The Aboriginal Mbabaram word for dog is “dog”. This type of coincidence is called a “false cognate” and there are many occurrences throughout the world.
“Huh?” is a universal word and is found in roughly the same form and function in spoken languages across the globe.
A nightmare refers to a literal night mare: a “mare” is a demon which gives you bad dreams.
The word Maverick comes from Samuel Maverick, a 19th century Texan who refused to brand his cattle.
The word Saudade, a Portuguese word with no English translation, means the empty sadness and longing for that which may never return that accompanies nostalgia.

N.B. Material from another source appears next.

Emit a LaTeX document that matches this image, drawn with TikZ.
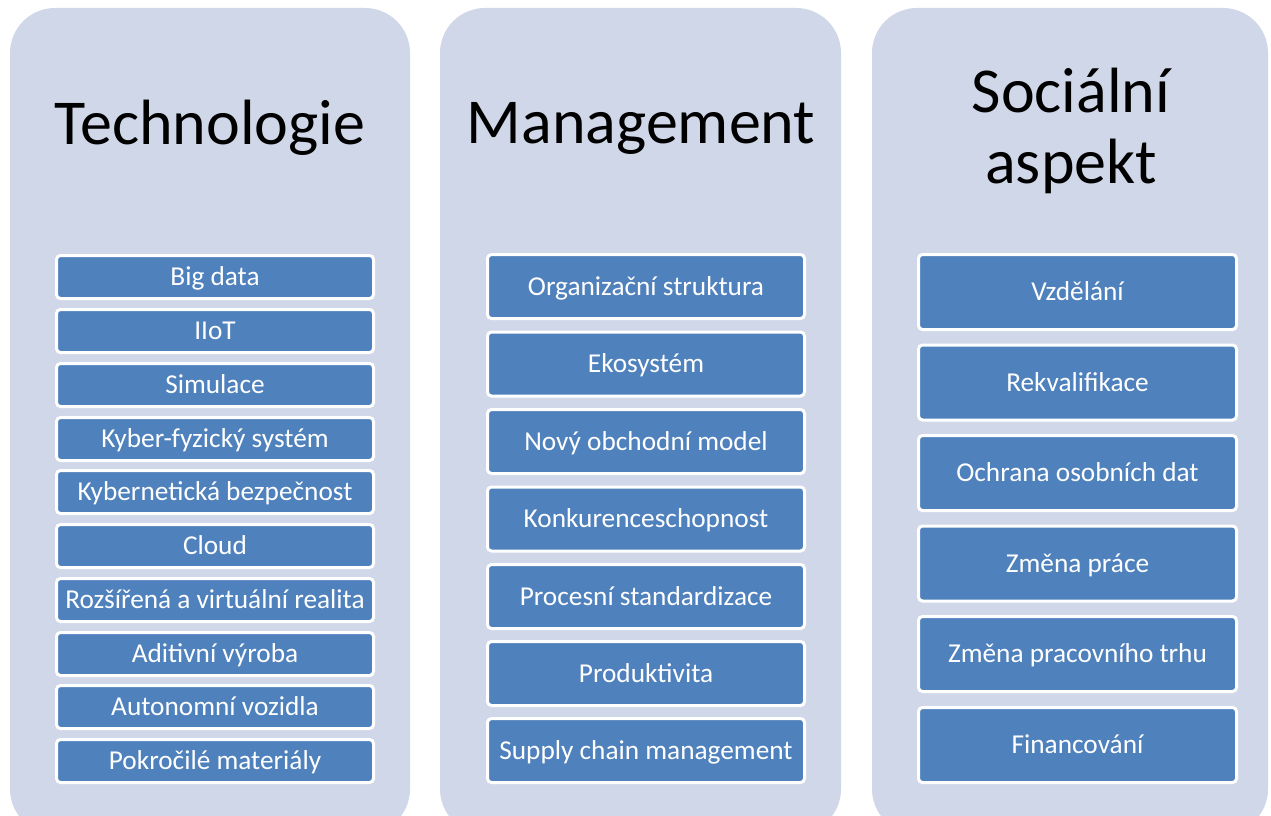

The feeling you get when you say a word over and over until it stops sounding like a real word is called Jamais Vu.
Many words used to be spelled phonetically (e.g. debt was ‘det’) until some scholars purposely added silent letters to make them look more like Greek or Latin words, sometimes erroneously.
The original word for “bear” (the animal) has been lost. Superstitious people in medieval times thought that saying the ferocious animal’s name would summon it, so they used a euphemism that meant “the brown one” (“bear”) … The original word was never recorded, so it remains a mystery.
The word Mortgage is a French Law term meaning “death pledge”. It doesn’t refer to the person (like a pledge to pay until death) or anything sinister like that. It refers to the fact that the deal “dies” either when payments cease or the principle is paid.